It was a fun and interesting week last week.
We originally planned to go up north, and spend some time at our friend’s cottage. Things changed last minute and we cancelled our trip.
Since I had the entire week blocked off for vacation, I figured it would be nice to keep it off and enjoy my staycation.
Erwin recently picked up golf and has been playing every week. I golfed, but hadn’t played for a long time.
Erwin and I are value hunters. He had been buying coupons off some golf websites to get better golf rates at different clubs. We finally ended up ordering a thick coupon book to take advantage of all these great golf courses nearby.
Golf is a humbling game. The more you play, the more you realize that you need to practice.
So we started doing a few practice swings in our backyard.
One of my favourite parenting quotes – “Children close their ears to advice but open their eyes to example.”
Seeing us practicing inspired my son to ask me later, ‘Mommy, can I practice golf in the backyard today?’
It’s cute and sweet. Also goes to reinforce my life mantra – “lead by example”.
Lead by example is my life mantra and my parenting mantra. 😊
Many of us invest because we want to have financial freedom. We want to be able to provide for our kids’ future education. We want to have enough for our own retirement and still have some left for our children.
Recently, I met with a prospect who’s a widowed mom and decided earlier on that real estate investing would fund her retirement.

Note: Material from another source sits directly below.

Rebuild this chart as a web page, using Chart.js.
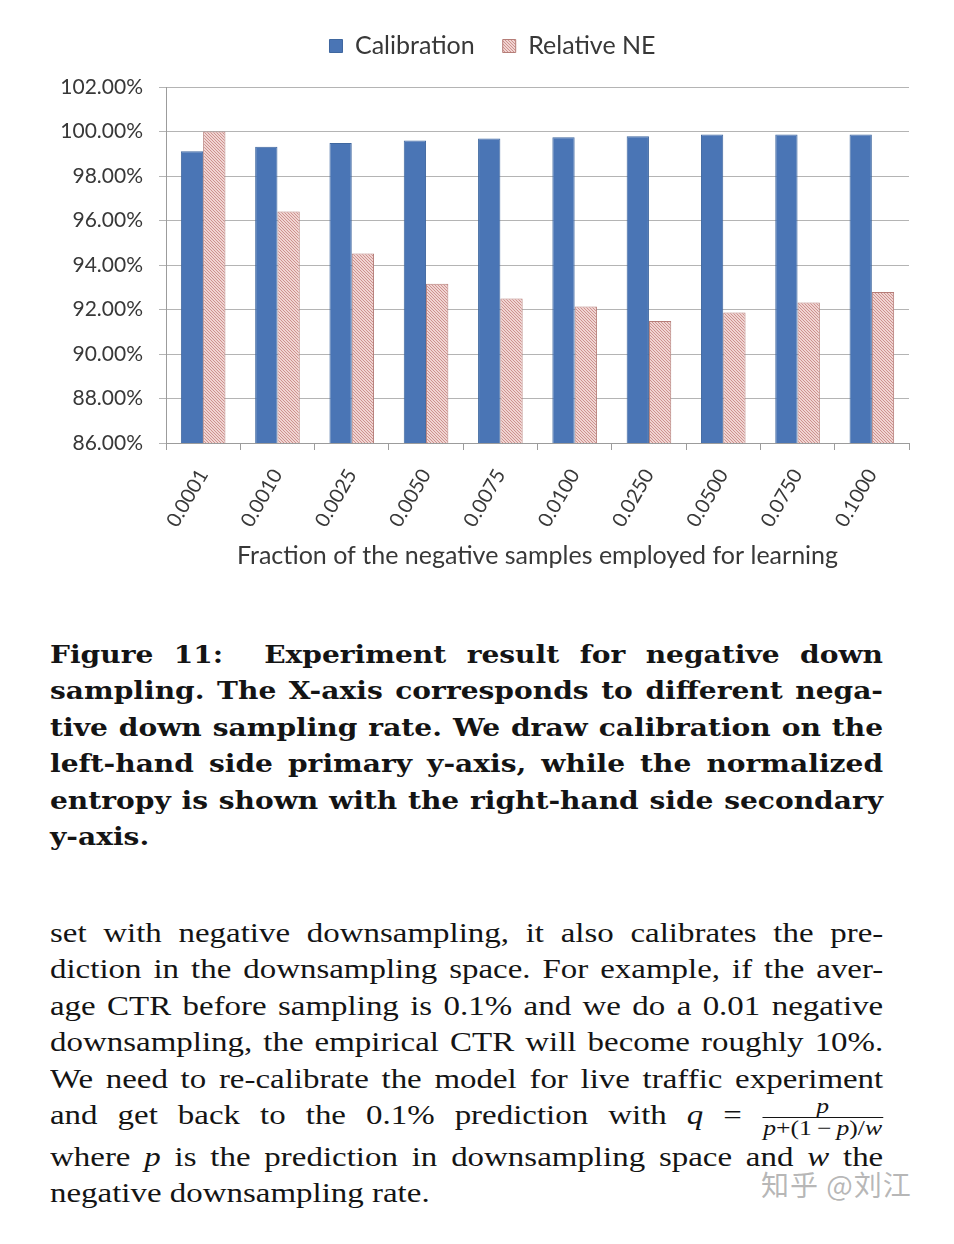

She went on to purchase a couple of investment properties and she would like to sell one of these properties to her son at below market value.

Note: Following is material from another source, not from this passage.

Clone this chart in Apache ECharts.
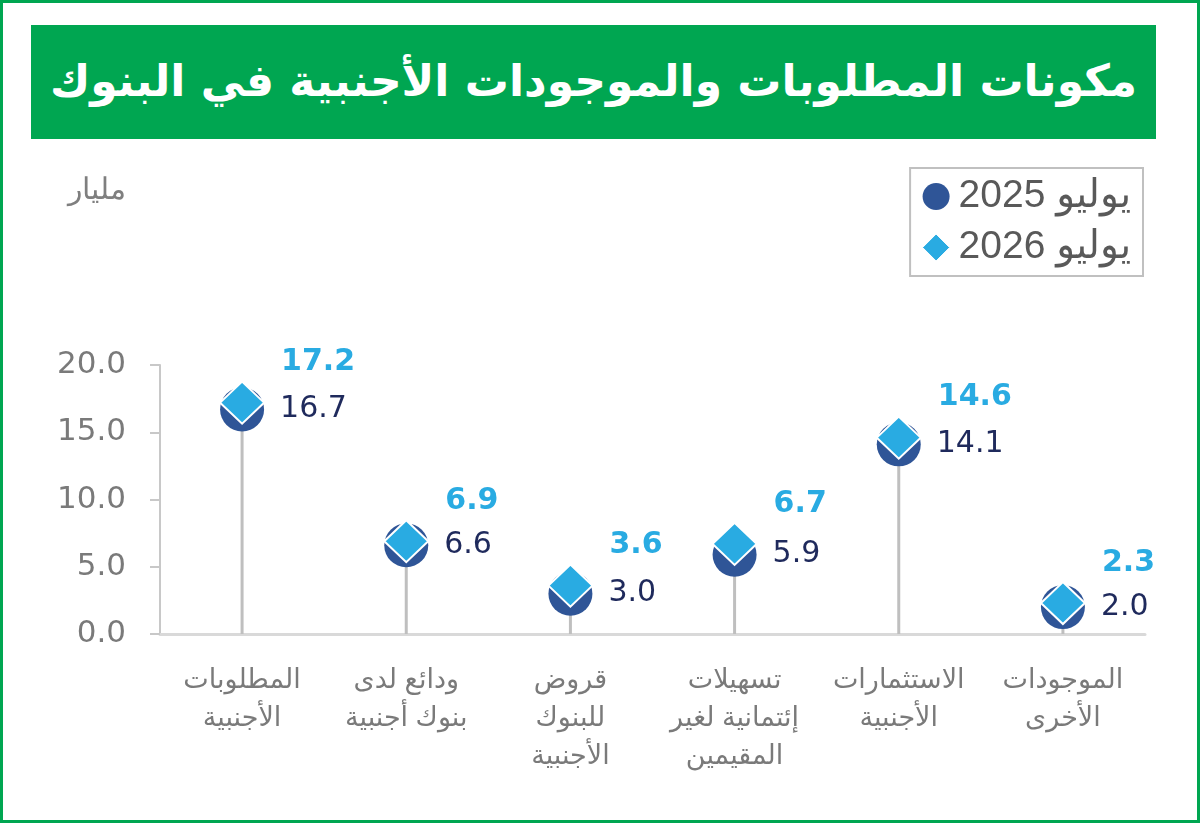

What would the tax implication be when you sell a property at a price significantly lower than fair market value?
Well… just like everything else in the Income Tax Act, it can get complicated.
Mom’s tax implication
When mom sells a property to her son at below fair market value, the property would still be deemed to dispose at fair market value.
Let’s use an example to explain.
Mom purchased the property for $200K and has been using the property exclusively as a rental property.
Current fair market value of the property is $500K.
Mom would like to sell to her son for $300K.
In this example, the Income Tax Act would deem to have the property disposed of at fair market value.
In other words, mom’s deemed sale price = $500K.
Mom’s purchase cost is $200K.
Mom would need to pay tax on the $300K capital gain.
Son’s tax implication
Son purchases the property for $300K.
He would need to pay land transfer tax on $300K. Ontario land transfer tax on this $300K purchase would have been $2,975.
If property is located in Toronto, son would need to pay double.
Son’s adjusted cost base acquiring this property is $300K + $2975 + legal fees, say $2,000 = $304,975.
If he keeps it as a rental property and eventually sell the property for $600K, the capital gain is calculated as the following:
$600,000 – $304,975 = $295,025.
If you’re following along, you may wonder…hey, mom just paid taxes based on the sale price of $500K.
So the tax between $500K and $300K (the transfer price) would have been taxed one in mom’s return.
Why is the son taxed again?
Unfortunately, transferring the property at below fair market value would result in double taxation.
Son would have to pay taxes again on capital gain that mom has already paid tax on.
If mom is able to gift the property outright, the adjusted cost base (tax cost) to son would have been the fair market value. No land transfer tax is triggered as the gift is given out of love and affection. 😊
If that isn’t an option, and the son’s intended use is to live in the property until it is sold, mom can still sell the property at $300K as intended and not get double taxed.
If that isn’t the case, make sure you consult with a professional to calculate the cost and benefit analysis for each option.